Yo desde luego, a pesar de considerarme católico orgulloso de serlo, me quedo con la opinión del autor evangélico. A la luz de este tipo de afirmaciones y las estadísticas que peores no podrían ser, solo queda alegrarme que de que entonces en la Congregación para la Doctrina de la Fe estuviese como jefe el Cardenal Ratzinger (hoy Benedicto XVI) y no el P. Adolfo Nicolás, y que por tanto no se le diese a dicha teología el voto de confianza que podría haber empeorado todavía más las cosas
Más recientemente ha vuelto a confirmar Benedicto XVI la intuición que tuvo cuando era cardenal.

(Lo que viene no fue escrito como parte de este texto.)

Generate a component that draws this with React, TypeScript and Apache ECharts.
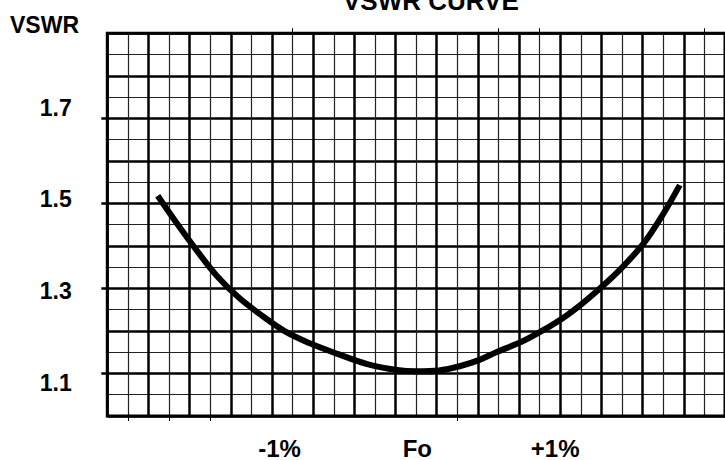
import React, { useEffect, useRef } from "react";
import * as echarts from "echarts";

// Frequency offset from Fo, in percent
const freqOffset = [
  -1.884, -1.743, -1.6, -1.456, -1.298, -1.14, -0.96, -0.78, -0.579, -0.363,
  -0.148, -0.002, 0.156, 0.307, 0.451, 0.573, 0.76, 0.904, 1.055, 1.199, 1.343,
  1.494, 1.645, 1.775, 1.905,
];
// VSWR values
const vswr = [
  1.518, 1.452, 1.389, 1.33, 1.279, 1.239, 1.199, 1.171, 1.146, 1.122, 1.108,
  1.105, 1.107, 1.117, 1.132, 1.15, 1.175, 1.2, 1.23, 1.265, 1.305, 1.352,
  1.407, 1.47, 1.543,
];

const xTickValues = [-1, 0, 1];
const xTickLabels = ["-1%", "Fo", "+1%"];
const yTickValues = [1.1, 1.3, 1.5, 1.7];
const yTickLabels = ["1.1", "1.3", "1.5", "1.7"];
// small stray tick marks on the chart frame (in grid major-cell units)
const bottomFrameTicks = [0.5, 1.5, 2.5, 8.5];
const topFrameTicks = [4.5, 9.5, 10.5, 14.5];

const FONT = "'Liberation Sans', Arial, Helvetica, sans-serif";

export default function App() {
  const ref = useRef<HTMLDivElement>(null);

  useEffect(() => {
    if (!ref.current) return;
    const chart = echarts.init(ref.current, null, { renderer: "svg" });
    const data = freqOffset.map((x, i) => [x, vswr[i]]);
    const tickOnlyX = (position: string, values: number[]) => ({
      type: "value",
      position,
      min: 0,
      max: 15,
      axisLine: { show: false },
      axisLabel: { show: false },
      splitLine: { show: false },
      minorSplitLine: { show: false },
      axisTick: {
        show: true,
        customValues: values,
        length: 5,
        lineStyle: { color: "#000", width: 1 },
      },
    });
    chart.setOption({
      animation: false,
      backgroundColor: "#ffffff",
      title: [
        {
          text: "VSWR CURVE",
          left: 343,
          top: -12,
          padding: 0,
          textStyle: { fontFamily: FONT, fontSize: 26, fontWeight: "bold", color: "#000" },
        },
        {
          text: "VSWR",
          left: 10,
          top: 13,
          padding: 0,
          textStyle: { fontFamily: FONT, fontSize: 23, fontWeight: "bold", color: "#000" },
        },
      ],
      grid: {
        left: 107.3,
        top: 33.3,
        right: -6,
        bottom: 41.7,
        show: true,
        borderColor: "#000",
        borderWidth: 3,
        backgroundColor: "transparent",
        z: 3,
      },
      xAxis: [
        {
          type: "value",
          position: "bottom",
          min: 0,
          max: 15,
          interval: 1,
          axisLine: { show: false },
          axisLabel: { show: false },
          axisTick: { show: false },
          splitLine: { show: true, lineStyle: { color: "#000", width: 2.5 } },
          minorTick: { show: false, splitNumber: 2 },
          minorSplitLine: { show: true, lineStyle: { color: "#222", width: 1.2 } },
        },
        {
          type: "value",
          position: "bottom",
          min: -2.25,
          max: 2.233,
          axisLine: { show: false },
          axisTick: { show: false },
          splitLine: { show: false },
          axisLabel: {
            show: true,
            customValues: xTickValues,
            formatter: (v: number) => {
              const i = xTickValues.findIndex((t) => Math.abs(t - v) < 1e-6);
              return i >= 0 ? xTickLabels[i] : "";
            },
            margin: 20,
            fontFamily: FONT,
            fontSize: 24,
            fontWeight: "bold",
            color: "#000",
          },
        },
        tickOnlyX("bottom", bottomFrameTicks),
        tickOnlyX("top", topFrameTicks),
      ],
      yAxis: [
        {
          type: "value",
          position: "left",
          min: 1.0,
          max: 1.9,
          interval: 0.1,
          axisLine: { show: false },
          axisLabel: { show: false },
          axisTick: { show: false },
          splitLine: { show: true, lineStyle: { color: "#000", width: 2.5 } },
          minorTick: { show: false, splitNumber: 2 },
          minorSplitLine: { show: true, lineStyle: { color: "#222", width: 1.2 } },
        },
        {
          type: "value",
          position: "left",
          min: 1.0271,
          max: 1.8628,
          axisLine: { show: false },
          axisTick: { show: false },
          splitLine: { show: false },
          axisLabel: {
            show: true,
            customValues: yTickValues,
            formatter: (v: number) => {
              const i = yTickValues.findIndex((t) => Math.abs(t - v) < 1e-6);
              return i >= 0 ? yTickLabels[i] : "";
            },
            margin: 35.6,
            fontFamily: FONT,
            fontSize: 23,
            fontWeight: "bold",
            color: "#000",
          },
        },
        {
          type: "value",
          position: "left",
          min: 1.0,
          max: 1.9,
          axisLine: { show: false },
          axisLabel: { show: false },
          splitLine: { show: false },
          axisTick: {
            show: true,
            customValues: yTickValues,
            length: 6,
            lineStyle: { color: "#000", width: 2.5 },
          },
        },
      ],
      series: [
        {
          type: "line",
          xAxisIndex: 1,
          yAxisIndex: 0,
          data,
          smooth: 0.35,
          symbol: "none",
          lineStyle: { color: "#000", width: 6 },
          z: 10,
        },
      ],
    });
    return () => chart.dispose();
  }, []);

  return (
    <div
      ref={ref}
      style={{ position: "absolute", left: 0, top: 0, width: 725, height: 460, background: "#fff" }}
    />
  );
}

Con ocasión de los 25 años de la Instrucción Libertatis Nuntius, recordó los obispos brasileños que las secuelas de la teología marxista de la liberación “más o menos visibles de rebelión, división, disenso, ofensa, anarquía, aún se hacen sentir, creando en vuestras comunidades diocesanas gran sufrimiento y grave pérdida de fuerzas vivas”. Señal que los efectos menos positivos de esta Teología (sin negar que haya otros más positivos) todavía se hacen sentir en Latinoamérica y hacen estragos. Por esa razón, el Santo Padre, recordando la sabiduría de dicho documento, exhortó “a cuantos se algún modo se sientan atraídos, involucrados y afectados en lo íntimo por ciertos principios engañosos de la teología de la liberación, que se confronten nuevamente con la referida Instrucción, acogiendo la luz benigna que la misma ofrece con mano extendida”.